Behind the Curtain: Obama fears Trump reelection, suggests Biden campaign revamp
Published Date: 1/7/2024
Source: axios.com

Lots of high-level Democrats are warning that President Biden and his reelection team are too complacent — and unimaginative — about the threat of losing to Donald Trump, sources tell us.

  • The latest alarm was sounded Saturday in a leak to The Washington Post about a private meeting in which former President Obama pointed Biden to a different way to attack this campaign. We're told it was a lunch just before the holidays. Obama pushed Biden to consider moving his political operation outside of — and beyond — his White House advisers, as the former president had done with his Chicago-based 2012 reelection team.
  • "Obama also recommended that Biden seek counsel from Obama's own former campaign aides, which Biden officials say they have done," The Post added.

Why it matters: "Someone wants to light a fire under the asses of some of these people," a top Democratic strategist told us.
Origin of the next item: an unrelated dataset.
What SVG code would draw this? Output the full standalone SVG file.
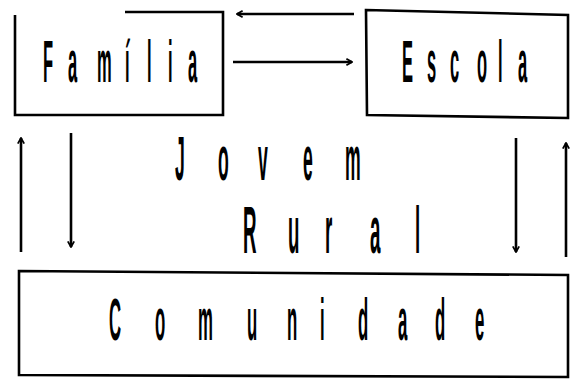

Jim Messina, manager of Obama's reelection campaign, often warns Democrats not to be worrywart "bedwetters." The strategist added: "It's hard to call it bedwetting when it's Barack Obama."


What's happening: Biden's reelection campaign has long projected a calm confidence about beating Trump if that rematch comes to be. The gist of what you hear from both the White House and the campaign's HQ in Wilmington, Del: "It's fine. We've got this."

  • But many high-level Democrats think it's not fine. They fear the president's political machine hasn't found the sweet spot between a chill Zen and dangerous complacency — and has been way too Zen.

David Axelrod, Obama's political architect, told us the race is "winnable but worrisome." The internal optimism, he said, reflects "faith among a team that has been counted out before, that past is prologue and it will all come together in the end."

  • "There has been broad anxiety among the Democratic political class ... given the magnitude of the threat," Axelrod added.

No Democrat wants panic. But these top insiders tell us the campaign needs to project way more urgency about the reality that Trump absolutely could win.

Biden's 2024 campaign

The big picture: The Biden '24 mindset was captured by a New York magazine cover story last month about the campaign's "Alarming Calm." The cover headline, over a photo from inside the Wilmington campaign office (above): "THE CALMEST DEMOCRATS IN THE COUNTRY."

When pressed on why they think things are fine, Biden allies invoke four articles of faith:

  1. The war, they think, will be far in voters' rearview mirror by Nov. 5.
  2. By then, the economy will be so good voters can't ignore it. Voter confidence, the hope is, will catch up with the encouraging macro signs.
  3. Abortion rights: Dems will be boosted by the anti-GOP backlash following the Dobbs decision overturning Roe v. Wade — swing voters won't want to give Trump a chance to appoint another Supreme Court justice. As Second Gentleman Doug Emhoff has put it privately: "Dobbs and democracy."
  4. Biden and allies will spend more than $1 billion telling voters Trump is terrible. In the end, Biden's inner circle contends, most independents won't look themselves in the mirror on Election Day, then go vote for Trump.

Reality check: Many senior Democrats fear that optimistic catechism shows a failure of imagination about the true chance that Trump could win.

  • But people close to the White House fear there aren't enough people willing to give Biden bad news — because those who do can get their heads bitten off, as Axios' Alex Thompson has reported. That could help explain the leak about Obama, who remains very supportive of Biden.

Top Democrats were relieved Friday by Biden's passionate opening speech of '24. In fiery remarks in Valley Forge, Pa. — coinciding with the third anniversary of the Jan. 6 storming of the Capitol by Trump supporters — Biden warned: "Democracy is on the ballot. Your freedom is on the ballot."

  • Biden name-checked Trump 44 times in the half-hour speech. He drew applause when he needled the former president on his drive to overturn the 2020 results: "I had won the election and he was a loser."
  • Some of the Dems we talked to see the speech as the campaign's "we get it" moment.

The Biden campaign's TJ Ducklo told us: "The campaign is built for victory in November — we know this will be a close and competitive election."

  • "That urgency was underscored by the president in Valley Forge and fuels our work every day," Ducklo said. "We know the voters who we need to reach, where they are and how to reach them."

Behind the scenes: The disconnect behind Bidenworld and some Democratic elites was crystallized by a conference call the campaign hosted Wednesday for Democratic surrogates and pundits, some of them household names. The call was designed to convey talking points, not strategy.

  • But some of the analysts, including White House alumni, thought the points were the kind you could hear from the podium.

"We are well aware that Donald Trump is bad," one of the pundits said. "We know how to make that case. We wanted more: 'This is where we are, and we hear ya.' … If it was intended to reassure us in the wake of all these bad polls, it didn't do that."

  • Editor's note: This version corrects year of Obama reelection campaign.